- Born: Carla Anne Houkamau
- Citizenship: New Zealand

Academic background
- Alma mater: University of Auckland, Waiariki Institute of Technology
- Thesis: Identity and socio-historical context: transformations and change among Māori women (2006);
- Doctoral advisor: Niki Harré, Tim McCreanor

Academic work
- Institutions: University of Auckland, Eastern Institute of Technology

= Carla Houkamau =

New Zealand psychology professor

Carla Anne Houkamau is a New Zealand social psychologist and a full professor at the University of Auckland, specialising in Māori identity, Māori business, the Māori economy, and Māori commercial fisheries.

==Academic career==

Houkamau is Māori, and is of Ngāti Porou, Ngāti Kahungunu, Ngāi Tahu and Pākehā descent.
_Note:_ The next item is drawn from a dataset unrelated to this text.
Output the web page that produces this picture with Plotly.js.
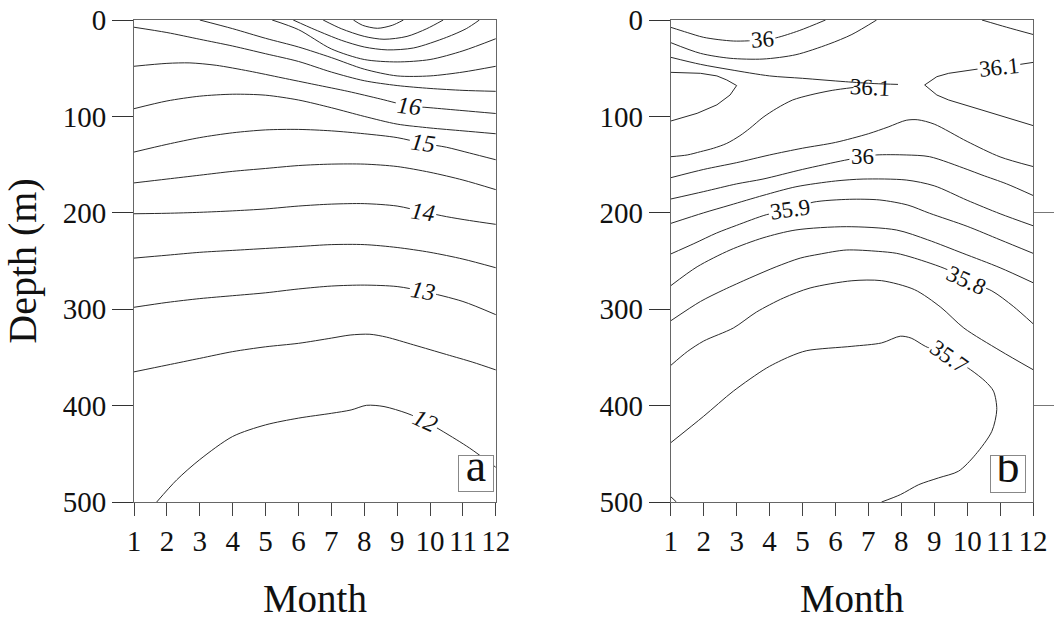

Houkamau completed a Bachelor of Commerce degree, followed by an Honours degree in Psychology, and a PhD in social psychology titled Identity and socio-historical context: transformations and change among Māori women, all at the University of Auckland. She also holds a Diploma in Journalism from Waiariki Institute of Technology. Houkamau completed postdoctoral research and then joined the faculty of the University of Auckland, before moving to a lectureship at the Eastern Institute of Technology in 2007. After two years she moved back to the University of Auckland, rising to full professor. Houkamau was Director of the Dame Mira Szászy Research Centre for Māori and Pacific Economic Development, and has held Associate Dean Māori and Academic Director positions within the Auckland business school, and as of 2026 is the Interim Dean of the school.

Houkamau is interested in the history of relations between Māori and Pākeha, intergroup relations, how social relations affect inequality, and cultural understanding. Houkamau developed an internationally recognised model for ethnic identity research, the Multidimensional Model of Māori identity and Cultural Engagement. She leads a Marsden grant-funded project, Te Rangahau o Te Tuakiri Māori me Ngā Waiaro ā-Pūtea The Māori Identity and Financial Attitudes Study, which is a national longitudinal study of Māori attitudes towards identity and financial behaviour. In 2012 Houkamau was awarded the Business School Early Career Research Excellence Award, and as part of the New Zealand Attitudes and Values Study team, won the University of Auckland Group Excellence Award in 2017. Houkamau also won the Auckland University Business School Research Excellence Award in 2021.

In 2025, with Dr. Robert Pouwhare, Carla Houkamau wrote Mana Moana: Ngā Urungi o Te Ohu Kaimoana Toitū mō Anamata (Navigators of Sustainable Fisheries for the Future), which chronicles the history of Māori commercial fisheries, connecting ancient Polynesian traditions to modern, ethical business practices in New Zealand's largest all-Māori-owned fisheries business, Moana New Zealand. She has also published on Māori perspectives of capitalism, Māori self-employment, and Māori values in business.